The solution is not to chase the exact feeling from the early days. The solution is to build a more mature closeness—one that can survive office hours, family pressure, city stress, and the very real exhaustion of adult life.

A Better Way Forward

Emotional distance in high-functioning marriages is not a sign that the marriage is hopeless. It is often a sign that the relationship has been undernourished while life kept demanding more.

For couples in Mumbai, the first step is not panic. It is honesty. Admit that the marriage may be functioning, but not feeling alive. Admit that both partners may be tired. Admit that emotional closeness needs time, not just intention.

A marriage can be successful on paper and still need emotional repair. And with the right conversations, boundaries, and structured support, distance does not have to become permanent.

FAQs

1. What is emotional distance in a high-functioning marriage?

It is when a couple manages daily life well but feels emotionally disconnected, unheard, or lonely inside the relationship.

2. Why is emotional distance common in Mumbai marriages?

Long commutes, work pressure, financial stress, lack of privacy, and fast-paced routines can leave couples with very little emotional energy.

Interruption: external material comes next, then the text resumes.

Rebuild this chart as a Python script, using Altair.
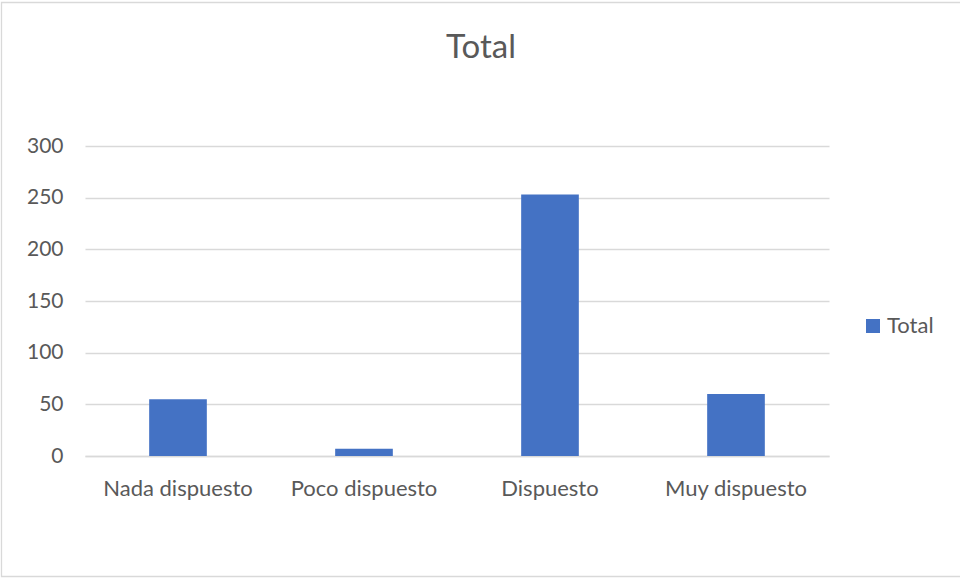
import altair as alt
import pandas as pd

# Willingness categories and their totals
categories = ["Nada dispuesto", "Poco dispuesto", "Dispuesto", "Muy dispuesto"]
totals = [55, 7, 253, 60]
series_name = "Total"
chart_title = "Total"
y_ticks = [0, 50, 100, 150, 200, 250, 300]

BAR = "#4472C4"
GRID = "#D9D9D9"
TEXT = "#595959"
FONT = "Lato"

df = pd.DataFrame({"cat": categories, "value": totals, "serie": [series_name] * len(categories)})

W, H = 744, 310
PAD_L, PAD_T = 85, 146

bars = alt.Chart(df).mark_bar(color=BAR).encode(
    x=alt.X(
        "cat:N",
        sort=categories,
        title=None,
        scale=alt.Scale(paddingInner=0.69, paddingOuter=0.345),
        axis=alt.Axis(
            labelAngle=0,
            labelFontSize=22,
            labelColor=TEXT,
            labelFont=FONT,
            labelPadding=22,
            ticks=False,
            domainColor=GRID,
            domainWidth=1.3,
            grid=False,
        ),
    ),
    y=alt.Y(
        "value:Q",
        title=None,
        scale=alt.Scale(domain=[0, 300], nice=False),
        axis=alt.Axis(
            values=y_ticks,
            labelFontSize=21,
            labelColor=TEXT,
            labelFont=FONT,
            labelPadding=22,
            ticks=False,
            domain=False,
            gridColor=GRID,
            gridWidth=1.3,
        ),
    ),
    color=alt.Color(
        "serie:N",
        scale=alt.Scale(range=[BAR]),
        legend=alt.Legend(
            title=None,
            orient="none",
            legendX=777,
            legendY=169,
            symbolType="square",
            symbolSize=196,
            symbolStrokeWidth=0,
            labelFontSize=22,
            labelColor=TEXT,
            labelFont=FONT,
            labelOffset=3,
        ),
    ),
)

# Chart heading, centred on the full canvas
heading = alt.Chart(pd.DataFrame({"t": [chart_title]})).mark_text(
    font=FONT, fontSize=33, color=TEXT, align="center", baseline="alphabetic"
).encode(
    text="t:N",
    x=alt.value(481 - PAD_L),
    y=alt.value(58 - PAD_T),
)

# Light frame around the whole chart
frame = alt.Chart(pd.DataFrame({"f": [0]})).mark_rect(
    fill=None, stroke=GRID, strokeWidth=1.3
).encode(
    x=alt.value(1.5 - PAD_L),
    x2=alt.value(962 - PAD_L),
    y=alt.value(2.5 - PAD_T),
    y2=alt.value(576.5 - PAD_T),
)

chart = alt.layer(frame, heading, bars).properties(
    width=W,
    height=H,
    background="white",
    autosize=alt.AutoSizeParams(type="none"),
    padding={"left": PAD_L, "top": PAD_T, "right": 960 - PAD_L - W, "bottom": 578 - PAD_T - H},
).configure_view(strokeWidth=0, stroke="transparent")

chart.save("out.html", embed_options={"renderer": "svg", "actions": False})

3. Can a marriage look successful but still feel lonely?

Yes. Many couples function well socially and practically while privately struggling with emotional closeness.

4. Is emotional distance the same as falling out of love?

Not always. Sometimes love is still present, but emotional connection has weakened due to stress, silence, or repeated disconnection.

5. What are early signs of emotional distance?

Less meaningful conversation, reduced warmth, silent resentment, routine-only communication, and feeling more like roommates than partners.

6. Can busy couples rebuild emotional connection?

Yes. Small daily check-ins, better listening, protected couple time, and structured conversations can help rebuild closeness.

7. Should couples seek help even if they are not fighting?

Yes. Quiet distance can be just as important to address as frequent conflict.

8. How can couples talk without starting a fight?

Begin with feelings, not blame. Use gentle questions, avoid accusations, and focus on understanding before problem-solving.

9. Does privacy matter in emotional repair?

Yes. Couples often open up better when they have a safe, private space without family, children, or daily distractions around them.

10. What is the first step if emotional distance is growing?

Start with an honest conversation: “I feel we are functioning, but not really connecting. Can we make time to understand what is happening between us?”